--- MATERIAL ---
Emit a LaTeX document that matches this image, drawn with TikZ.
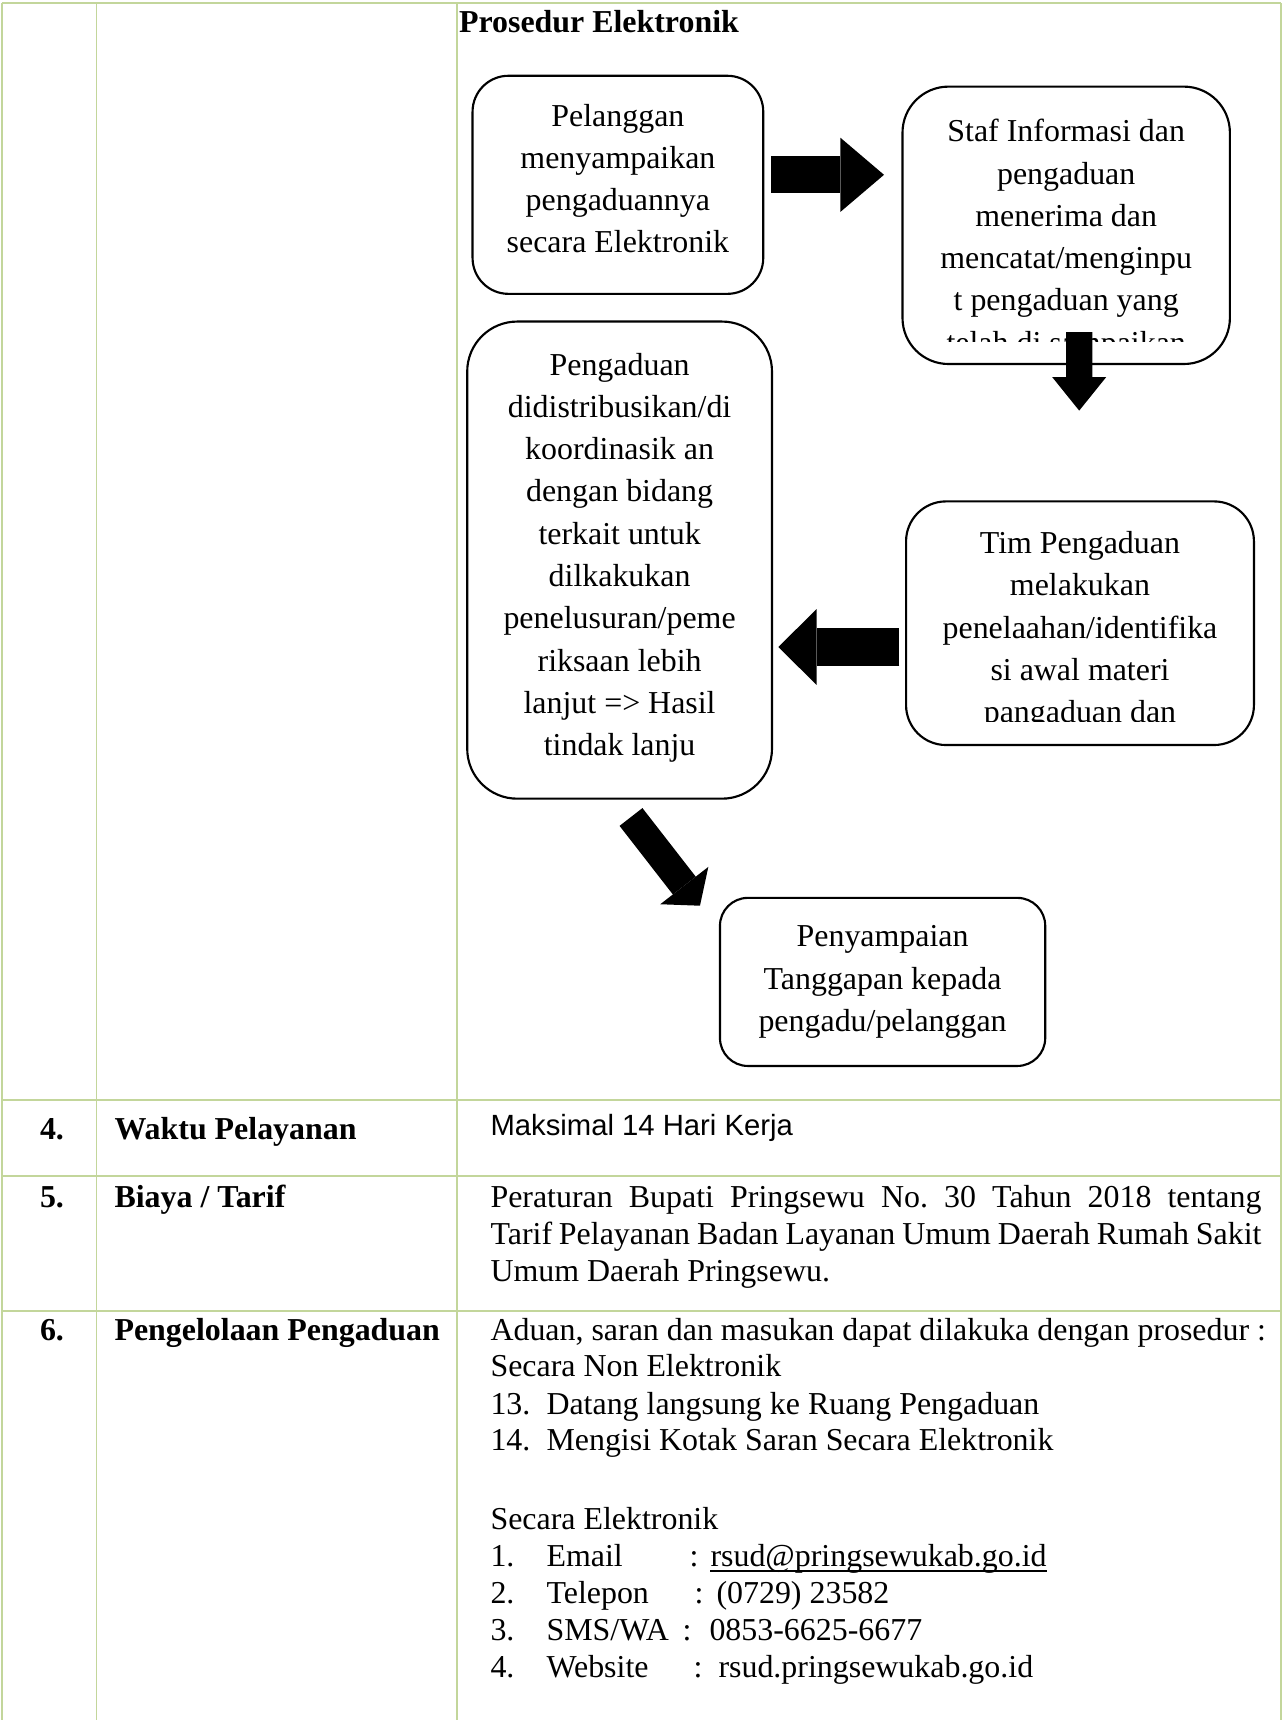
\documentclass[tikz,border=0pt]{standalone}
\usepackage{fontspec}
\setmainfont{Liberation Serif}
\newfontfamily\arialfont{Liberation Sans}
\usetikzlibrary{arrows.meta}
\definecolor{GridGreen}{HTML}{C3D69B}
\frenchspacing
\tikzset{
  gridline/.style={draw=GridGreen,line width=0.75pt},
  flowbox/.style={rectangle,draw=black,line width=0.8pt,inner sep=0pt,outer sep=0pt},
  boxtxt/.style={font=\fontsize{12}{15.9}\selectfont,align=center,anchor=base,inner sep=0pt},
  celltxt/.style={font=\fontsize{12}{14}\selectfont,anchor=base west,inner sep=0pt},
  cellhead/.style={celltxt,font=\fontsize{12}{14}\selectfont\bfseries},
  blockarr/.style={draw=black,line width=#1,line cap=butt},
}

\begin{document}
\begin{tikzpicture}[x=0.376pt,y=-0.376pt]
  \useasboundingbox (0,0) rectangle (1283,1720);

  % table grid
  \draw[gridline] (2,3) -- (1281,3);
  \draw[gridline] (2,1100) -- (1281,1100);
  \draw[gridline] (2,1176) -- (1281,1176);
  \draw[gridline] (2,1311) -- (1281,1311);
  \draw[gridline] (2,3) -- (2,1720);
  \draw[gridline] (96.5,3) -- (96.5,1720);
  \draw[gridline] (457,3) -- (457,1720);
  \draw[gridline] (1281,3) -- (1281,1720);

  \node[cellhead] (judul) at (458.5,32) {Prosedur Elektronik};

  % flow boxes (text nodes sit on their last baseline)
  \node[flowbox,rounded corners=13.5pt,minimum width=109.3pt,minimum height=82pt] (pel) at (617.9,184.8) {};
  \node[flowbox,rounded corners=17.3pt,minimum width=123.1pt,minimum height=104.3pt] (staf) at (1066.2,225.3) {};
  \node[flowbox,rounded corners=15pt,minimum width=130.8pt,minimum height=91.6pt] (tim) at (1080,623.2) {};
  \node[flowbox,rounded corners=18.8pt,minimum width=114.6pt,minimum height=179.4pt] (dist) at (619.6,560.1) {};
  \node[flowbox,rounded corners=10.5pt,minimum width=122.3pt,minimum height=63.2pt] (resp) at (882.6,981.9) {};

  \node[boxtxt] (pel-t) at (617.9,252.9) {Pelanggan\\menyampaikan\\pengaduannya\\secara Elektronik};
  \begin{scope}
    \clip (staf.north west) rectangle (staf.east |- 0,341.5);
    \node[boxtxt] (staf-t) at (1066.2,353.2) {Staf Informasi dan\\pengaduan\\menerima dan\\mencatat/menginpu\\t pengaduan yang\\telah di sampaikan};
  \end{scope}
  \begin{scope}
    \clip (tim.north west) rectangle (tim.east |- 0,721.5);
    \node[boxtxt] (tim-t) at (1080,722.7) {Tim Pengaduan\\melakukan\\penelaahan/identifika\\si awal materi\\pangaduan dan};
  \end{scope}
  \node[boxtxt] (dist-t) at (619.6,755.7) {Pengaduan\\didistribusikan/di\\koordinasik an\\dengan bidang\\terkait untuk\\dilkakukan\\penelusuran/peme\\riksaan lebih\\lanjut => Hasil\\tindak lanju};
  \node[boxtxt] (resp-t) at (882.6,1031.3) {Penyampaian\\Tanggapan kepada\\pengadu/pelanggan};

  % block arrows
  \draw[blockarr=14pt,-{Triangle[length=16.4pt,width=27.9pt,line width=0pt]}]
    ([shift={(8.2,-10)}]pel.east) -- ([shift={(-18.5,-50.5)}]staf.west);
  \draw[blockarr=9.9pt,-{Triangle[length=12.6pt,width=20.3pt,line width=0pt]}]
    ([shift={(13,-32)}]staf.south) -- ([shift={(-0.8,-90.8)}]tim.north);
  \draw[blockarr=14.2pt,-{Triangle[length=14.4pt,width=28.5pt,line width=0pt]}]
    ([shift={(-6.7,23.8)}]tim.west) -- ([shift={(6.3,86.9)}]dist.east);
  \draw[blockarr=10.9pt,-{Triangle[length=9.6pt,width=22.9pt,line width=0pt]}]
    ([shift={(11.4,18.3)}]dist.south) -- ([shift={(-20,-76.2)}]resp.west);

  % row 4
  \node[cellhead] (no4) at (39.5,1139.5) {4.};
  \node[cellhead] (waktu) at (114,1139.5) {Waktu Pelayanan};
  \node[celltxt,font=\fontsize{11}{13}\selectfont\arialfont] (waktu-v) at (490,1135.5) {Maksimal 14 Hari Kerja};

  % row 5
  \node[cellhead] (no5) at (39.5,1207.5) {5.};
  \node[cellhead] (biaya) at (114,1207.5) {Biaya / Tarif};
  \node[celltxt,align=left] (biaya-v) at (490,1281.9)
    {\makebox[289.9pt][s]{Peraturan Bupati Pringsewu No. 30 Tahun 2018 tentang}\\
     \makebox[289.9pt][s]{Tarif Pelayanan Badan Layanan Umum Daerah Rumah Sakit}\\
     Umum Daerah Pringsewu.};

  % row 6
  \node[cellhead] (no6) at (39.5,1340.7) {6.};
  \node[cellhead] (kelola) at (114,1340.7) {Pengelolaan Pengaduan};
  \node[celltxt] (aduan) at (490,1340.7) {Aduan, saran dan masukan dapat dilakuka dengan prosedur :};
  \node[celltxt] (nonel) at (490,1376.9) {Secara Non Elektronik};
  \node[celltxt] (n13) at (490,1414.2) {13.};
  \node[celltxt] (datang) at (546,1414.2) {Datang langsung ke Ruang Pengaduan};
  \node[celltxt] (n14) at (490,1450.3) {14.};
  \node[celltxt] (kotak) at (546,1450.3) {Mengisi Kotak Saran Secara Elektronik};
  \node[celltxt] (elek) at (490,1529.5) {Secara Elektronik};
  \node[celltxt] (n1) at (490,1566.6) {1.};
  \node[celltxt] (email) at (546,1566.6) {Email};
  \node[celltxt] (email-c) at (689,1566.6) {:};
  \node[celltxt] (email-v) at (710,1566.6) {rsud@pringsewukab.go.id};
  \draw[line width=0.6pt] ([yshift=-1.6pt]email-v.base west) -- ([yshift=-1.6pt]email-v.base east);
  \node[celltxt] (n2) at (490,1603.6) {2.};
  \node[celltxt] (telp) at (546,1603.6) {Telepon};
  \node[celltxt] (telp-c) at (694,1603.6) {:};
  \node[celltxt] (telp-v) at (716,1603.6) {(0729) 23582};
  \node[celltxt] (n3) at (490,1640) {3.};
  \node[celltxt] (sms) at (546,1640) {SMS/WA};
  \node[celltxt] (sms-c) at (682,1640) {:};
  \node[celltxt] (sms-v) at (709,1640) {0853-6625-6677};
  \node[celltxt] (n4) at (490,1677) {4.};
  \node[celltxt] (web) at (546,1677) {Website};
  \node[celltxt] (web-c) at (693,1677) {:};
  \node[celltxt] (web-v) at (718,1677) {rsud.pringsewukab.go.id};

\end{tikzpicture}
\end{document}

--- THE PROBLEM ---
Transcribe the whole listing exactly. Pictures are excluded.

--- RESULT OF THE EXERCISE ---
Emit a LaTeX document that matches this image, drawn with TikZ.
\documentclass[tikz,border=0pt]{standalone}
\usepackage{fontspec}
\setmainfont{Liberation Serif}
\newfontfamily\arialfont{Liberation Sans}
\usetikzlibrary{arrows.meta}
\definecolor{GridGreen}{HTML}{C3D69B}
\frenchspacing
\tikzset{
  gridline/.style={draw=GridGreen,line width=0.75pt},
  flowbox/.style={rectangle,draw=black,line width=0.8pt,inner sep=0pt,outer sep=0pt},
  boxtxt/.style={font=\fontsize{12}{15.9}\selectfont,align=center,anchor=base,inner sep=0pt},
  celltxt/.style={font=\fontsize{12}{14}\selectfont,anchor=base west,inner sep=0pt},
  cellhead/.style={celltxt,font=\fontsize{12}{14}\selectfont\bfseries},
  blockarr/.style={draw=black,line width=#1,line cap=butt},
}

\begin{document}
\begin{tikzpicture}[x=0.376pt,y=-0.376pt]
  \useasboundingbox (0,0) rectangle (1283,1720);

  % table grid
  \draw[gridline] (2,3) -- (1281,3);
  \draw[gridline] (2,1100) -- (1281,1100);
  \draw[gridline] (2,1176) -- (1281,1176);
  \draw[gridline] (2,1311) -- (1281,1311);
  \draw[gridline] (2,3) -- (2,1720);
  \draw[gridline] (96.5,3) -- (96.5,1720);
  \draw[gridline] (457,3) -- (457,1720);
  \draw[gridline] (1281,3) -- (1281,1720);

  \node[cellhead] (judul) at (458.5,32) {Prosedur Elektronik};

  % flow boxes (text nodes sit on their last baseline)
  \node[flowbox,rounded corners=13.5pt,minimum width=109.3pt,minimum height=82pt] (pel) at (617.9,184.8) {};
  \node[flowbox,rounded corners=17.3pt,minimum width=123.1pt,minimum height=104.3pt] (staf) at (1066.2,225.3) {};
  \node[flowbox,rounded corners=15pt,minimum width=130.8pt,minimum height=91.6pt] (tim) at (1080,623.2) {};
  \node[flowbox,rounded corners=18.8pt,minimum width=114.6pt,minimum height=179.4pt] (dist) at (619.6,560.1) {};
  \node[flowbox,rounded corners=10.5pt,minimum width=122.3pt,minimum height=63.2pt] (resp) at (882.6,981.9) {};

  \node[boxtxt] (pel-t) at (617.9,252.9) {Pelanggan\\menyampaikan\\pengaduannya\\secara Elektronik};
  \begin{scope}
    \clip (staf.north west) rectangle (staf.east |- 0,341.5);
    \node[boxtxt] (staf-t) at (1066.2,353.2) {Staf Informasi dan\\pengaduan\\menerima dan\\mencatat/menginpu\\t pengaduan yang\\telah di sampaikan};
  \end{scope}
  \begin{scope}
    \clip (tim.north west) rectangle (tim.east |- 0,721.5);
    \node[boxtxt] (tim-t) at (1080,722.7) {Tim Pengaduan\\melakukan\\penelaahan/identifika\\si awal materi\\pangaduan dan};
  \end{scope}
  \node[boxtxt] (dist-t) at (619.6,755.7) {Pengaduan\\didistribusikan/di\\koordinasik an\\dengan bidang\\terkait untuk\\dilkakukan\\penelusuran/peme\\riksaan lebih\\lanjut => Hasil\\tindak lanju};
  \node[boxtxt] (resp-t) at (882.6,1031.3) {Penyampaian\\Tanggapan kepada\\pengadu/pelanggan};

  % block arrows
  \draw[blockarr=14pt,-{Triangle[length=16.4pt,width=27.9pt,line width=0pt]}]
    ([shift={(8.2,-10)}]pel.east) -- ([shift={(-18.5,-50.5)}]staf.west);
  \draw[blockarr=9.9pt,-{Triangle[length=12.6pt,width=20.3pt,line width=0pt]}]
    ([shift={(13,-32)}]staf.south) -- ([shift={(-0.8,-90.8)}]tim.north);
  \draw[blockarr=14.2pt,-{Triangle[length=14.4pt,width=28.5pt,line width=0pt]}]
    ([shift={(-6.7,23.8)}]tim.west) -- ([shift={(6.3,86.9)}]dist.east);
  \draw[blockarr=10.9pt,-{Triangle[length=9.6pt,width=22.9pt,line width=0pt]}]
    ([shift={(11.4,18.3)}]dist.south) -- ([shift={(-20,-76.2)}]resp.west);

  % row 4
  \node[cellhead] (no4) at (39.5,1139.5) {4.};
  \node[cellhead] (waktu) at (114,1139.5) {Waktu Pelayanan};
  \node[celltxt,font=\fontsize{11}{13}\selectfont\arialfont] (waktu-v) at (490,1135.5) {Maksimal 14 Hari Kerja};

  % row 5
  \node[cellhead] (no5) at (39.5,1207.5) {5.};
  \node[cellhead] (biaya) at (114,1207.5) {Biaya / Tarif};
  \node[celltxt,align=left] (biaya-v) at (490,1281.9)
    {\makebox[289.9pt][s]{Peraturan Bupati Pringsewu No. 30 Tahun 2018 tentang}\\
     \makebox[289.9pt][s]{Tarif Pelayanan Badan Layanan Umum Daerah Rumah Sakit}\\
     Umum Daerah Pringsewu.};

  % row 6
  \node[cellhead] (no6) at (39.5,1340.7) {6.};
  \node[cellhead] (kelola) at (114,1340.7) {Pengelolaan Pengaduan};
  \node[celltxt] (aduan) at (490,1340.7) {Aduan, saran dan masukan dapat dilakuka dengan prosedur :};
  \node[celltxt] (nonel) at (490,1376.9) {Secara Non Elektronik};
  \node[celltxt] (n13) at (490,1414.2) {13.};
  \node[celltxt] (datang) at (546,1414.2) {Datang langsung ke Ruang Pengaduan};
  \node[celltxt] (n14) at (490,1450.3) {14.};
  \node[celltxt] (kotak) at (546,1450.3) {Mengisi Kotak Saran Secara Elektronik};
  \node[celltxt] (elek) at (490,1529.5) {Secara Elektronik};
  \node[celltxt] (n1) at (490,1566.6) {1.};
  \node[celltxt] (email) at (546,1566.6) {Email};
  \node[celltxt] (email-c) at (689,1566.6) {:};
  \node[celltxt] (email-v) at (710,1566.6) {rsud@pringsewukab.go.id};
  \draw[line width=0.6pt] ([yshift=-1.6pt]email-v.base west) -- ([yshift=-1.6pt]email-v.base east);
  \node[celltxt] (n2) at (490,1603.6) {2.};
  \node[celltxt] (telp) at (546,1603.6) {Telepon};
  \node[celltxt] (telp-c) at (694,1603.6) {:};
  \node[celltxt] (telp-v) at (716,1603.6) {(0729) 23582};
  \node[celltxt] (n3) at (490,1640) {3.};
  \node[celltxt] (sms) at (546,1640) {SMS/WA};
  \node[celltxt] (sms-c) at (682,1640) {:};
  \node[celltxt] (sms-v) at (709,1640) {0853-6625-6677};
  \node[celltxt] (n4) at (490,1677) {4.};
  \node[celltxt] (web) at (546,1677) {Website};
  \node[celltxt] (web-c) at (693,1677) {:};
  \node[celltxt] (web-v) at (718,1677) {rsud.pringsewukab.go.id};

\end{tikzpicture}
\end{document}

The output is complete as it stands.